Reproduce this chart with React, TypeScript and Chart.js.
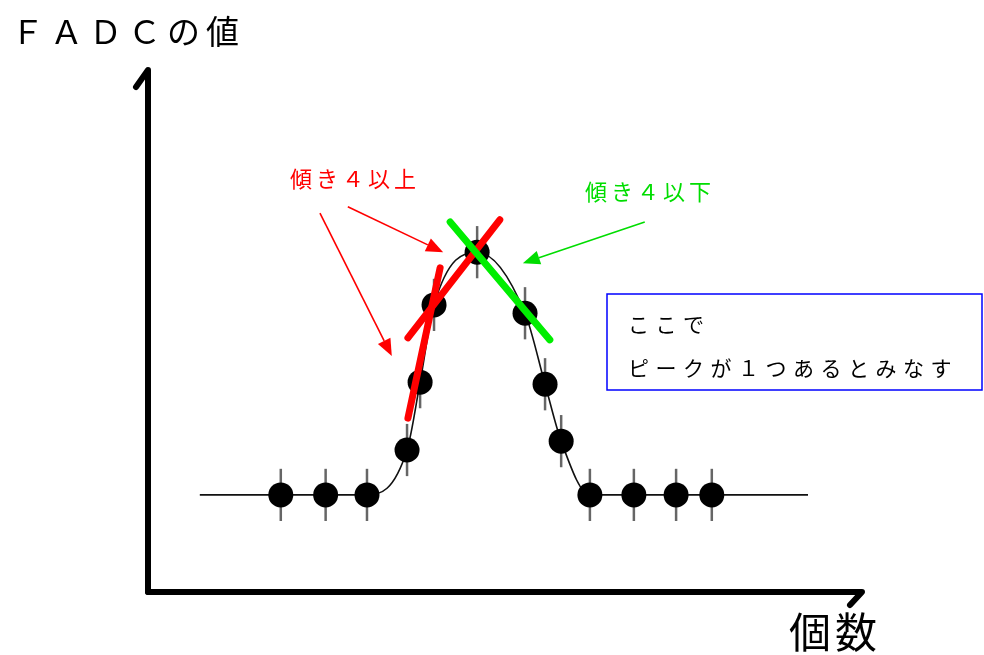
import React, { useEffect, useRef } from "react";
import { Chart, registerables } from "chart.js";
Chart.register(...registerables);

// ---- data (x: bin index units, y: FADC value units) ----
const pointX = [3.05, 4.08, 5.03, 5.95, 6.25, 6.57, 7.56, 8.66, 9.12, 9.49, 10.15, 11.16, 12.13, 12.95];
const pointY = [18.6, 18.6, 18.6, 27.2, 40.2, 55.0, 65.1, 53.4, 39.8, 28.9, 18.6, 18.6, 18.6, 18.6];
const errorHalf = [5, 5, 5, 5, 5, 5, 5, 5, 5, 5, 5, 5, 5, 5];

const curveX = [1.19, 3.05, 5.03, 5.95, 6.25, 6.57, 7.56, 8.66, 9.12, 9.49, 10.15, 15.16];
const curveY = [18.6, 18.6, 18.6, 27.2, 40.2, 55.0, 65.1, 53.4, 39.8, 28.9, 18.6, 18.6];

const steepRedX = [5.97, 6.71];
const steepRedY = [33.3, 62.1];
const shallowRedX = [5.97, 8.08];
const shallowRedY = [48.7, 71.3];
const greenX = [6.94, 9.23];
const greenY = [70.9, 48.3];

// arrows: [x0, y0, x1, y1] (tip at x1,y1)
const redArrow1 = [4.59, 73.8, 6.78, 65.1];
const redArrow2 = [3.95, 72.6, 5.6, 45.2];
const greenArrow = [11.41, 70.9, 8.61, 63.0];

const yAxisTitle = "ＦＡＤＣの値";
const xAxisTitle = "個数";
const redLabel = "傾き４以上";
const greenLabel = "傾き４以下";
const boxLines = ["ここで", "ピークが１つあるとみなす"];

const X_MAX = 16.4;
const Y_MAX = 100;

const toPts = (xs: number[], ys: number[]) => xs.map((x, i) => ({ x, y: ys[i] }));

const JP = '"Noto Sans CJK JP", "Noto Sans", sans-serif';

const decorPlugin = {
  id: "decor",
  beforeDatasetsDraw(chart: any) {
    const ctx = chart.ctx;
    const xs = chart.scales.x;
    const ys = chart.scales.y;
    // error bars
    ctx.save();
    ctx.strokeStyle = "#666";
    ctx.lineWidth = 2.5;
    pointX.forEach((x, i) => {
      const px = xs.getPixelForValue(x);
      ctx.beginPath();
      ctx.moveTo(px, ys.getPixelForValue(pointY[i] + errorHalf[i]));
      ctx.lineTo(px, ys.getPixelForValue(pointY[i] - errorHalf[i]));
      ctx.stroke();
    });
    ctx.restore();
  },
  afterDraw(chart: any) {
    const ctx = chart.ctx;
    const xs = chart.scales.x;
    const ys = chart.scales.y;
    const ox = xs.getPixelForValue(0);
    const oy = ys.getPixelForValue(0);
    const top = ys.getPixelForValue(Y_MAX);
    const right = xs.getPixelForValue(X_MAX);

    // axes
    ctx.save();
    ctx.strokeStyle = "#000";
    ctx.lineWidth = 6;
    ctx.lineCap = "round";
    ctx.lineJoin = "round";
    ctx.beginPath();
    ctx.moveTo(ox, oy);
    ctx.lineTo(ox, top);
    ctx.lineTo(ox - 12, top + 17);
    ctx.stroke();
    ctx.beginPath();
    ctx.moveTo(ox, oy);
    ctx.lineTo(right, oy);
    ctx.lineTo(right - 12, oy + 13);
    ctx.stroke();
    ctx.restore();

    // arrows
    const arrow = (a: number[], color: string) => {
      const x0 = xs.getPixelForValue(a[0]);
      const y0 = ys.getPixelForValue(a[1]);
      const x1 = xs.getPixelForValue(a[2]);
      const y1 = ys.getPixelForValue(a[3]);
      const ang = Math.atan2(y1 - y0, x1 - x0);
      const L = 17;
      const W = 7;
      const bx = x1 - L * Math.cos(ang);
      const by = y1 - L * Math.sin(ang);
      ctx.save();
      ctx.strokeStyle = color;
      ctx.fillStyle = color;
      ctx.lineWidth = 1.6;
      ctx.beginPath();
      ctx.moveTo(x0, y0);
      ctx.lineTo(bx, by);
      ctx.stroke();
      ctx.beginPath();
      ctx.moveTo(x1, y1);
      ctx.lineTo(bx + W * Math.sin(ang), by - W * Math.cos(ang));
      ctx.lineTo(bx - W * Math.sin(ang), by + W * Math.cos(ang));
      ctx.closePath();
      ctx.fill();
      ctx.restore();
    };
    arrow(redArrow1, "#ff0000");
    arrow(redArrow2, "#ff0000");
    arrow(greenArrow, "#00dd00");

    // texts
    const text = (s: string, x: number, y: number, size: number, spacing: number, color: string) => {
      ctx.save();
      ctx.font = `${size}px ${JP}`;
      (ctx as any).letterSpacing = `${spacing}px`;
      ctx.fillStyle = color;
      ctx.textBaseline = "middle";
      ctx.textAlign = "left";
      ctx.fillText(s, x, y);
      ctx.restore();
    };
    text(yAxisTitle, 11, 31, 33, 6, "#000");
    text(xAxisTitle, 789, 632, 42, 4, "#000");
    text(redLabel, 290, 179, 22, 4, "#ff0000");
    text(greenLabel, 585, 192, 22, 4, "#00dd00");

    // box
    ctx.save();
    ctx.strokeStyle = "#0000ff";
    ctx.lineWidth = 1.5;
    ctx.strokeRect(607, 294, 375, 96);
    ctx.restore();
    text(boxLines[0], 628, 324, 21, 6.5, "#000");
    text(boxLines[1], 628, 368, 21, 6.5, "#000");
  },
};

export default function App() {
  const ref = useRef<HTMLCanvasElement>(null);
  useEffect(() => {
    document.body.style.margin = "0";
    const chart = new Chart(ref.current!, {
      type: "scatter",
      data: {
        datasets: [
          {
            label: "steep",
            data: toPts(steepRedX, steepRedY),
            showLine: true,
            borderColor: "#ff0000",
            borderWidth: 7,
            borderCapStyle: "round",
            pointRadius: 0,
            order: 0,
          },
          {
            label: "shallow",
            data: toPts(shallowRedX, shallowRedY),
            showLine: true,
            borderColor: "#ff0000",
            borderWidth: 7,
            borderCapStyle: "round",
            pointRadius: 0,
            order: 0,
          },
          {
            label: "green",
            data: toPts(greenX, greenY),
            showLine: true,
            borderColor: "#00ee00",
            borderWidth: 7,
            borderCapStyle: "round",
            pointRadius: 0,
            order: -1,
          },
          {
            label: "points",
            data: toPts(pointX, pointY),
            showLine: false,
            backgroundColor: "#000",
            borderColor: "#000",
            pointRadius: 12.5,
            pointBorderWidth: 0,
            order: 1,
          },
          {
            label: "curve",
            data: toPts(curveX, curveY),
            showLine: true,
            borderColor: "#111",
            borderWidth: 1.6,
            cubicInterpolationMode: "monotone",
            pointRadius: 0,
            order: 2,
          },
        ] as any,
      },
      options: {
        responsive: false,
        animation: false,
        devicePixelRatio: 1,
        layout: { padding: { left: 148, right: 122, top: 70, bottom: 63 } },
        plugins: { legend: { display: false }, tooltip: { enabled: false } },
        scales: {
          x: { type: "linear", min: 0, max: X_MAX, display: false },
          y: { type: "linear", min: 0, max: Y_MAX, display: false },
        },
      },
      plugins: [decorPlugin],
    });
    return () => chart.destroy();
  }, []);
  return (
    <div style={{ position: "absolute", left: 0, top: 0, width: 984, height: 655, background: "#fff" }}>
      <canvas ref={ref} width={984} height={655} />
    </div>
  );
}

Work instructions.
Print the listing above in full, exactly as written. Omit any pictures.

The result.
Reproduce this chart with React, TypeScript and Chart.js.
import React, { useEffect, useRef } from "react";
import { Chart, registerables } from "chart.js";
Chart.register(...registerables);

// ---- data (x: bin index units, y: FADC value units) ----
const pointX = [3.05, 4.08, 5.03, 5.95, 6.25, 6.57, 7.56, 8.66, 9.12, 9.49, 10.15, 11.16, 12.13, 12.95];
const pointY = [18.6, 18.6, 18.6, 27.2, 40.2, 55.0, 65.1, 53.4, 39.8, 28.9, 18.6, 18.6, 18.6, 18.6];
const errorHalf = [5, 5, 5, 5, 5, 5, 5, 5, 5, 5, 5, 5, 5, 5];

const curveX = [1.19, 3.05, 5.03, 5.95, 6.25, 6.57, 7.56, 8.66, 9.12, 9.49, 10.15, 15.16];
const curveY = [18.6, 18.6, 18.6, 27.2, 40.2, 55.0, 65.1, 53.4, 39.8, 28.9, 18.6, 18.6];

const steepRedX = [5.97, 6.71];
const steepRedY = [33.3, 62.1];
const shallowRedX = [5.97, 8.08];
const shallowRedY = [48.7, 71.3];
const greenX = [6.94, 9.23];
const greenY = [70.9, 48.3];

// arrows: [x0, y0, x1, y1] (tip at x1,y1)
const redArrow1 = [4.59, 73.8, 6.78, 65.1];
const redArrow2 = [3.95, 72.6, 5.6, 45.2];
const greenArrow = [11.41, 70.9, 8.61, 63.0];

const yAxisTitle = "ＦＡＤＣの値";
const xAxisTitle = "個数";
const redLabel = "傾き４以上";
const greenLabel = "傾き４以下";
const boxLines = ["ここで", "ピークが１つあるとみなす"];

const X_MAX = 16.4;
const Y_MAX = 100;

const toPts = (xs: number[], ys: number[]) => xs.map((x, i) => ({ x, y: ys[i] }));

const JP = '"Noto Sans CJK JP", "Noto Sans", sans-serif';

const decorPlugin = {
  id: "decor",
  beforeDatasetsDraw(chart: any) {
    const ctx = chart.ctx;
    const xs = chart.scales.x;
    const ys = chart.scales.y;
    // error bars
    ctx.save();
    ctx.strokeStyle = "#666";
    ctx.lineWidth = 2.5;
    pointX.forEach((x, i) => {
      const px = xs.getPixelForValue(x);
      ctx.beginPath();
      ctx.moveTo(px, ys.getPixelForValue(pointY[i] + errorHalf[i]));
      ctx.lineTo(px, ys.getPixelForValue(pointY[i] - errorHalf[i]));
      ctx.stroke();
    });
    ctx.restore();
  },
  afterDraw(chart: any) {
    const ctx = chart.ctx;
    const xs = chart.scales.x;
    const ys = chart.scales.y;
    const ox = xs.getPixelForValue(0);
    const oy = ys.getPixelForValue(0);
    const top = ys.getPixelForValue(Y_MAX);
    const right = xs.getPixelForValue(X_MAX);

    // axes
    ctx.save();
    ctx.strokeStyle = "#000";
    ctx.lineWidth = 6;
    ctx.lineCap = "round";
    ctx.lineJoin = "round";
    ctx.beginPath();
    ctx.moveTo(ox, oy);
    ctx.lineTo(ox, top);
    ctx.lineTo(ox - 12, top + 17);
    ctx.stroke();
    ctx.beginPath();
    ctx.moveTo(ox, oy);
    ctx.lineTo(right, oy);
    ctx.lineTo(right - 12, oy + 13);
    ctx.stroke();
    ctx.restore();

    // arrows
    const arrow = (a: number[], color: string) => {
      const x0 = xs.getPixelForValue(a[0]);
      const y0 = ys.getPixelForValue(a[1]);
      const x1 = xs.getPixelForValue(a[2]);
      const y1 = ys.getPixelForValue(a[3]);
      const ang = Math.atan2(y1 - y0, x1 - x0);
      const L = 17;
      const W = 7;
      const bx = x1 - L * Math.cos(ang);
      const by = y1 - L * Math.sin(ang);
      ctx.save();
      ctx.strokeStyle = color;
      ctx.fillStyle = color;
      ctx.lineWidth = 1.6;
      ctx.beginPath();
      ctx.moveTo(x0, y0);
      ctx.lineTo(bx, by);
      ctx.stroke();
      ctx.beginPath();
      ctx.moveTo(x1, y1);
      ctx.lineTo(bx + W * Math.sin(ang), by - W * Math.cos(ang));
      ctx.lineTo(bx - W * Math.sin(ang), by + W * Math.cos(ang));
      ctx.closePath();
      ctx.fill();
      ctx.restore();
    };
    arrow(redArrow1, "#ff0000");
    arrow(redArrow2, "#ff0000");
    arrow(greenArrow, "#00dd00");

    // texts
    const text = (s: string, x: number, y: number, size: number, spacing: number, color: string) => {
      ctx.save();
      ctx.font = `${size}px ${JP}`;
      (ctx as any).letterSpacing = `${spacing}px`;
      ctx.fillStyle = color;
      ctx.textBaseline = "middle";
      ctx.textAlign = "left";
      ctx.fillText(s, x, y);
      ctx.restore();
    };
    text(yAxisTitle, 11, 31, 33, 6, "#000");
    text(xAxisTitle, 789, 632, 42, 4, "#000");
    text(redLabel, 290, 179, 22, 4, "#ff0000");
    text(greenLabel, 585, 192, 22, 4, "#00dd00");

    // box
    ctx.save();
    ctx.strokeStyle = "#0000ff";
    ctx.lineWidth = 1.5;
    ctx.strokeRect(607, 294, 375, 96);
    ctx.restore();
    text(boxLines[0], 628, 324, 21, 6.5, "#000");
    text(boxLines[1], 628, 368, 21, 6.5, "#000");
  },
};

export default function App() {
  const ref = useRef<HTMLCanvasElement>(null);
  useEffect(() => {
    document.body.style.margin = "0";
    const chart = new Chart(ref.current!, {
      type: "scatter",
      data: {
        datasets: [
          {
            label: "steep",
            data: toPts(steepRedX, steepRedY),
            showLine: true,
            borderColor: "#ff0000",
            borderWidth: 7,
            borderCapStyle: "round",
            pointRadius: 0,
            order: 0,
          },
          {
            label: "shallow",
            data: toPts(shallowRedX, shallowRedY),
            showLine: true,
            borderColor: "#ff0000",
            borderWidth: 7,
            borderCapStyle: "round",
            pointRadius: 0,
            order: 0,
          },
          {
            label: "green",
            data: toPts(greenX, greenY),
            showLine: true,
            borderColor: "#00ee00",
            borderWidth: 7,
            borderCapStyle: "round",
            pointRadius: 0,
            order: -1,
          },
          {
            label: "points",
            data: toPts(pointX, pointY),
            showLine: false,
            backgroundColor: "#000",
            borderColor: "#000",
            pointRadius: 12.5,
            pointBorderWidth: 0,
            order: 1,
          },
          {
            label: "curve",
            data: toPts(curveX, curveY),
            showLine: true,
            borderColor: "#111",
            borderWidth: 1.6,
            cubicInterpolationMode: "monotone",
            pointRadius: 0,
            order: 2,
          },
        ] as any,
      },
      options: {
        responsive: false,
        animation: false,
        devicePixelRatio: 1,
        layout: { padding: { left: 148, right: 122, top: 70, bottom: 63 } },
        plugins: { legend: { display: false }, tooltip: { enabled: false } },
        scales: {
          x: { type: "linear", min: 0, max: X_MAX, display: false },
          y: { type: "linear", min: 0, max: Y_MAX, display: false },
        },
      },
      plugins: [decorPlugin],
    });
    return () => chart.destroy();
  }, []);
  return (
    <div style={{ position: "absolute", left: 0, top: 0, width: 984, height: 655, background: "#fff" }}>
      <canvas ref={ref} width={984} height={655} />
    </div>
  );
}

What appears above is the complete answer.